Sunday, 14 August 2011

The Number 203 Route

Staines Bus Station to Hounslow Bus Station

Monday October 18th 2010

Staines bus station was something of a hybrid offering a few London buses, such as the 203 we boarded, but quite a range of Surrey and out of London buses too. The bus station is outside the Staines shopping centre and has been quite nicely landscaped with a range of predictable shrubbery, much appreciated by passengers who had been through Hounslow Bus Garage – unfriendly and unwelcoming as it is – twice today already.

We did in fact cross the borough boundary into Surrey somewhere along this route but failed to photograph this. Jo and I were somewhat puzzled as we remembered places like Ashford and Staines being in Middlesex , but they seem to have migrated into Surrey, making the latter one of the larger local authorities. Shows how out of date we are: it was apparently (thank you, Wikipedia) as long ago as 1965 that poor old Middlesex was carved up between London (loosely speaking) Hertfordshire for the north bits and Surrey for the Spelthorne area, which is what we were driving through today. So we were technically South of the River though west of the bend is more what it looks like. Middlesex remains as a postal tag and there are a few arcane sporting clubs that cling to it… As my Surrey ex social work friend reminds me Surrey reaches from Heathrow to Gatwick

I digress. We left the shopping centre behind and noted that as usual it has killed the High Street, leaving the usual collection of fast food eateries and specialist places – Pampurred Pets anyone?

Going back into Greater London this route has a few difficult right turns to negotiate but the delays these cause are easily compensated for by the significant stretches of dual carriageway, where no one chose to board the bus. Sadly not visible from a single-decker were the various reservoirs that are so very apparent when you come in to land at Heathrow – we passed along two sides of the Staines reservoir (built 1901) whilst across the road were fields with cows and horses in. Soon after comes the new looking Ashford Hospital not very easily distinguishable from the nearby Tescos, both seeming to be a bit in the middle of nowhere.

Then the bus goes into the significant amount of residential housing that seems to make up Bedfont – it was clearly once a village with a separate identity and village green but is now part of the urban sprawl. A more recent addition would seem to be the pub called ‘The Happy Landing’ complete with pub sign of Concorde on the tarmac. Given that it is now nearly seven years since the world’s loudest/fastest  plane was retired they are nearly as ‘out of the loop’ as Jo and I knowing about this bit of territory being in Surrey. Maybe the landlord is too busy keeping the peace in his pub to think about a name change – on the website most entries have been censored out??  I have included the Concorde link because I know this plane has a very wide fan base.

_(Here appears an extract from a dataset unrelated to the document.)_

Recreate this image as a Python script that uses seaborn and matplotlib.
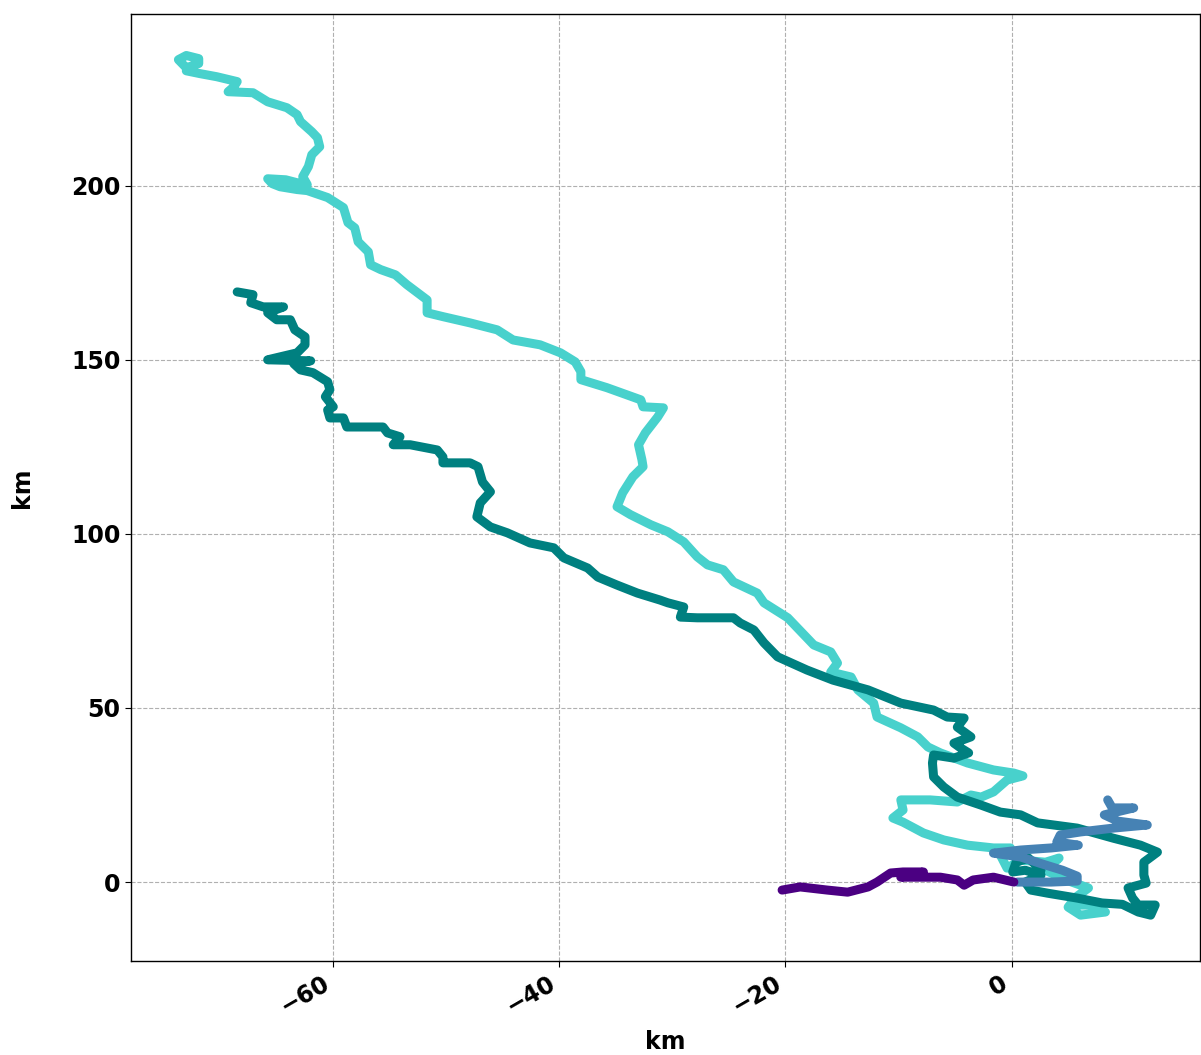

We emerged from the solid streets of solid houses onto wider roads built up with warehousing and cargo facilities, also spotting the ‘Animal Reception Centre’ previously and more accurately known as the animal  quarantine section. Rather strangely, this turns out to be run by the Corporation of London, the smallest, though far from poorest local authority in London.

We crossed over the River Crane, rather disciplined here, and came at Hatton Cross Underground /bus station from a different angle for once. As ever this heralded a major changeover of passengers with as many boarding as had got off. In fact it was standing room only, and a bit of a silent struggle ensued between a man trying to balance a huge suitcase and thus blocking what little there was in the way of an aisle while a young woman plus buggy was trying to pass through.

For once the bus stop indicators were significantly useless, offering such vague names as ‘Great West Road’ which runs all the way from Bedfont nearly into Hounslow. By now we were getting regular landing aircraft into our vision – undercarriage down for landing, airline affiliation legible but though Jo tried very hard with the camera the photos do not do justice as to how close these planes come to the rooftops of Bedfont and Hounslow.

By now we were on one of the familiar approaches to Hounslow town centre noting the newly built, recently opened GP Practice with a walk-in centre.

Today we were not walking anywhere except onto our last bus of the day, this longish in distance trip having taken about an hour. Unless you are a plane spotter this is not the most enthralling of routes and similar to some to come!